By ALISON SIDER
Crews worked to clean up some 2,500 bbl of crude that spilled over the weekend at an oil storage terminal in Cushing, Oklahoma, the third biggest crude spill seen in the US this year.
The leak, at an Enbridge Energy Partners pipeline connected to one of the more than 85 tanks at Enbridge's Cushing storage facility, comes as many pipeline companies seek to expand their networks to accommodate growing energy production in North America. At least one major project, the Keystone XL pipeline proposal to connect Alberta's oil sands with Texas refineries, is facing significant backlash from environmentalists concerned about leaks.

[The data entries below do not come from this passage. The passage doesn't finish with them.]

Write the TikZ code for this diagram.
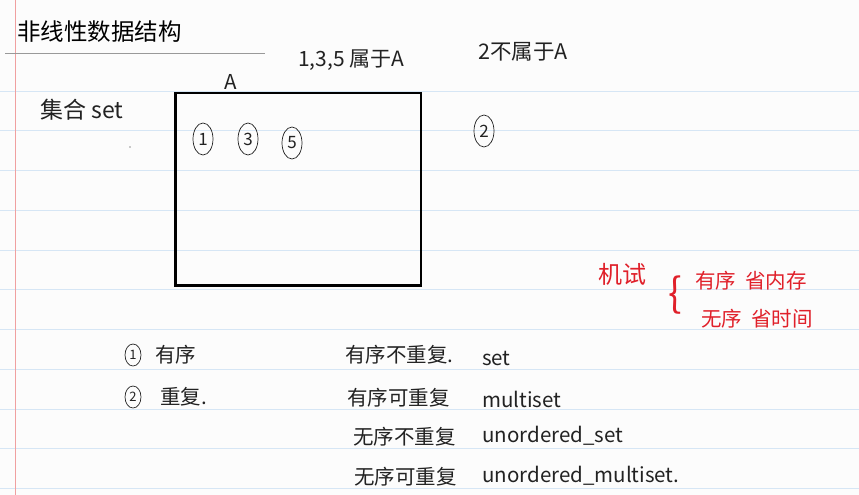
\documentclass[tikz,border=0pt]{standalone}
\usepackage{fontspec}
\setmainfont{Noto Sans CJK SC}
\newfontfamily\cjk{Noto Sans CJK SC}
\usetikzlibrary{shapes.geometric}
\definecolor{ruleblue}{HTML}{D6E6F5}
\definecolor{marginred}{HTML}{F0A0A0}
\definecolor{ink}{HTML}{222222}
\definecolor{redink}{HTML}{E0202A}
\tikzset{
  hand/.style={font=\fontsize{20.5}{22}\selectfont, text=ink, inner sep=0pt, anchor=west},
  redhand/.style={font=\fontsize{20.5}{22}\selectfont, text=redink, inner sep=0pt, anchor=west},
  circnum/.style={draw=ink, ellipse, line width=0.7pt, inner sep=0pt, minimum width=20pt, minimum height=32pt, font=\fontsize{17}{18}\selectfont, text=ink},
  smallcirc/.style={circnum, minimum width=16pt, minimum height=22pt, font=\fontsize{13}{14}\selectfont},
  ruleline/.style={ruleblue, line width=1pt}
}
\begin{document}
\begin{tikzpicture}[x=1pt,y=-1pt]
\fill[white!98!gray] (0,0) rectangle (859,495);
\useasboundingbox (0,0) rectangle (859,495);
% ruled lines
\foreach \yy in {91,130.5,170,210,250,289.5,329,369,409,448.5,488}
  \draw[ruleline] (0,\yy) -- (859,\yy);
% margin line
\draw[marginred, line width=0.8pt] (15,0) -- (15,495);
% title
\node[font=\fontsize{23.5}{25}\selectfont, text=black, inner sep=0pt, anchor=west] (title) at (17,32) {非线性数据结构};
\draw[gray!80, line width=0.6pt] (5,53) -- (265,53);
% box A
\draw[black, line width=2.6pt] (175.5,93) rectangle (421,285.5);
\node[hand] (A) at (224,82) {A};
\node[hand, font=\fontsize{23}{25}\selectfont] (jihe) at (40,110) {集合 set};
\fill[ink] (130,147) circle (0.6pt);
\node[circnum] (c1) at (203,139) {1};
\node[circnum] (c3) at (248,139) {3};
\node[circnum] (c5) at (292,143) {5};
\node[hand, font=\fontsize{21}{23}\selectfont] (in135) at (298,60) {1,3,5 属于A};
\node[hand, font=\fontsize{21.5}{23}\selectfont] (not2) at (478,52) {2不属于A};
\node[circnum] (c2) at (484,131) {2};
% red notes
\node[redhand, font=\fontsize{24}{26}\selectfont] (jishi) at (598,274) {机试};
\node[redhand, font=\fontsize{40}{42}\selectfont] (brace) at (668,295) {\{};
\node[redhand, align=left, font=\fontsize{20.5}{38}\selectfont] (notes) at (695,300)
  {有序\ \ 省内存\\\hspace*{6pt}无序\ \ 省时间};
% bottom left list
\node[smallcirc] (b1) at (133,355) {1};
\node[hand] (b1t) at (155,355) {有序};
\node[smallcirc] (b2) at (133,397) {2};
\node[hand] (b2t) at (160,397) {重复.};
% middle column
\node[hand] (m1) at (345,355) {有序不重复.};
\node[hand] (m2) at (347,398) {有序可重复};
\node[hand] (m3) at (353,437) {无序不重复};
\node[hand] (m4) at (354,477) {无序可重复};
% right column
\node[hand] (r1) at (482,358) {set};
\node[hand] (r2) at (482,399) {multiset};
\node[hand] (r3) at (482,436) {unordered\_set};
\node[hand] (r4) at (482,476) {unordered\_multiset.};
\end{tikzpicture}
\end{document}
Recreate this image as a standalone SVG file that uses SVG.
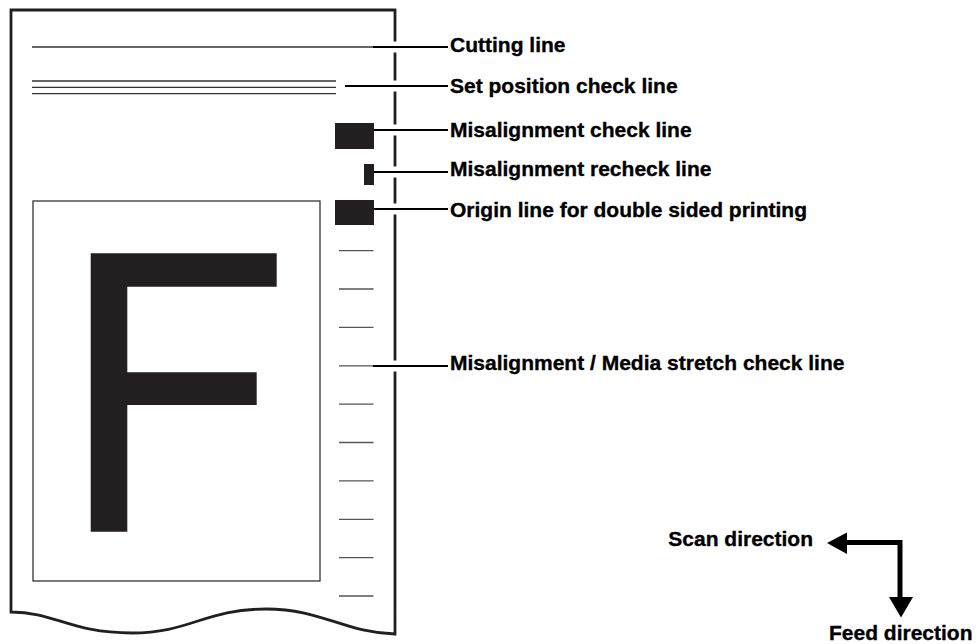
<svg xmlns="http://www.w3.org/2000/svg" width="980" height="644" viewBox="0 0 980 644">
<style>
.lbl{font-family:"Liberation Sans",Arial,sans-serif;font-weight:bold;font-size:21px;fill:#000;stroke:#000;stroke-width:0.35}
.thin{stroke:#333;stroke-width:1.3;fill:none}
.tick{stroke:#555;stroke-width:1.3}
.blk{fill:#231f20}
.lead{stroke:#000;stroke-width:2;fill:none}
.halo{stroke:#fff;stroke-width:11;fill:none}
</style>
<rect width="980" height="644" fill="#fff"/>
<g id="paper">
<path d="M11,612 L11,10 L395,10 L395,634 C345,633 322,609 266,609 C205,609 190,633 132,633 C70,633 55,612 11,612 Z" fill="#fff" stroke="#231f20" stroke-width="2.8" stroke-linejoin="miter"/>
</g>
<g id="print-area">
<rect x="33" y="201" width="287" height="380" class="thin"/>
<path class="blk" d="M90.7,253.3 H276.7 V286.7 H127.3 V372.3 H256.7 V405 H127.3 V531.7 H90.7 Z"/>
</g>
<g id="cutting-line"><line x1="32" y1="47" x2="373" y2="47" class="thin"/></g>
<g id="set-position-check-line">
<line x1="32" y1="81" x2="336" y2="81" class="thin"/>
<line x1="32" y1="87.3" x2="336" y2="87.3" class="thin"/>
<line x1="32" y1="93.7" x2="336" y2="93.7" class="thin"/>
</g>
<g id="misalignment-check-line"><rect x="335" y="123" width="39" height="26" class="blk"/></g>
<g id="misalignment-recheck-line"><rect x="364" y="164" width="10" height="21" class="blk"/></g>
<g id="origin-line"><rect x="335" y="200" width="39" height="25" class="blk"/></g>
<g id="stretch-ticks">
<line x1="339" y1="250.7" x2="373.5" y2="250.7" class="tick"/>
<line x1="339" y1="289" x2="373.5" y2="289" class="tick"/>
<line x1="339" y1="327.4" x2="373.5" y2="327.4" class="tick"/>
<line x1="339" y1="365.8" x2="373.5" y2="365.8" class="tick"/>
<line x1="339" y1="404.2" x2="373.5" y2="404.2" class="tick"/>
<line x1="339" y1="442.5" x2="373.5" y2="442.5" class="tick"/>
<line x1="339" y1="480.9" x2="373.5" y2="480.9" class="tick"/>
<line x1="339" y1="519.3" x2="373.5" y2="519.3" class="tick"/>
<line x1="339" y1="557.6" x2="373.5" y2="557.6" class="tick"/>
<line x1="339" y1="596" x2="373.5" y2="596" class="tick"/>
</g>
<g id="connectors">
<path class="halo" d="M390,47 H400 M390,86 H400 M390,130 H400 M390,172 H400 M390,209 H400 M390,366 H400"/>
<line x1="373" y1="47" x2="448" y2="47" class="lead"/>
<line x1="345" y1="86" x2="448" y2="86" class="lead"/>
<line x1="374" y1="130" x2="448" y2="130" class="lead"/>
<line x1="374" y1="172" x2="448" y2="172" class="lead"/>
<line x1="374" y1="209" x2="448" y2="209" class="lead"/>
<line x1="373" y1="366" x2="448" y2="366" class="lead"/>
</g>
<g id="labels">
<text class="lbl" x="450" y="51.5">Cutting line</text>
<text class="lbl" x="450" y="93">Set position check line</text>
<text class="lbl" x="450" y="136.5">Misalignment check line</text>
<text class="lbl" x="450" y="175.5">Misalignment recheck line</text>
<text class="lbl" x="450" y="216.5">Origin line for double sided printing</text>
<text class="lbl" x="450" y="370">Misalignment / Media stretch check line</text>
</g>
<g id="direction-arrows">
<polyline points="846,542.5 900,542.5 900,598" fill="none" stroke="#000" stroke-width="5"/>
<polygon points="827,543 847,532.5 847,554" fill="#000"/>
<polygon points="889,597 913,597 901,617.5" fill="#000"/>
<text class="lbl" x="813" y="545.5" text-anchor="end">Scan direction</text>
<text class="lbl" x="829" y="639.5">Feed direction</text>
</g>
</svg>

The Enbridge spill took place at a crude gathering site. It follows the rupture in March of Exxon Mobil's Pegasus pipeline, which spilled an estimated 5,000 bbl of heavy Canadian crude into a Mayflower neighborhood. Earlier that month, more than 5,000 bbl of oil leaked from a Lion Oil Trading & Transportation storage tank in Magnolia, with some flowing into a bayou.
Also in March, a Chevron Corp. pipeline leaked an estimated 600 bbl of diesel near a freshwater lake in Utah's Willard Bay State Park. And an inactive Marathon Petroleum pipeline leaked about 500 bbl of diesel in Indianapolis earlier this month.
The recent spills could chip away at the local and regulatory support needed by pipeline companies to get projects approved, said Amy Myers Jaffe, Executive Director of energy and sustainability at University California, Davis, Graduate School of Management. "The more accidents there are, the more resistance you're going to see," she said.
Enbridge said it is stepping up its inspection and monitoring systems to meet higher expectations of governments, regulators, landowners and the public. "All the expansion activity we're undertaking is happening against a backdrop of heightened public awareness," a company spokesman said in an email.
Enbridge said the Cushing spill was isolated and that oil didn't make it past containment systems. By Monday, 2,400 bbl of oil and water had been recovered, the company said.
Brigham McCown, a former deputy administrator of the United States Department of Transportation's Pipeline and Hazardous Materials Safety Administration (PHMSA), said the spill proves safety measures at facilities are working. Earlier this year, PHMSA proposed a $78,700 fine against Enbridge for problems with tank inspection procedures and corrosion control on some tanks in Cushing. Enbridge spokesman Terry Larson said those issues were unrelated to the recent spill.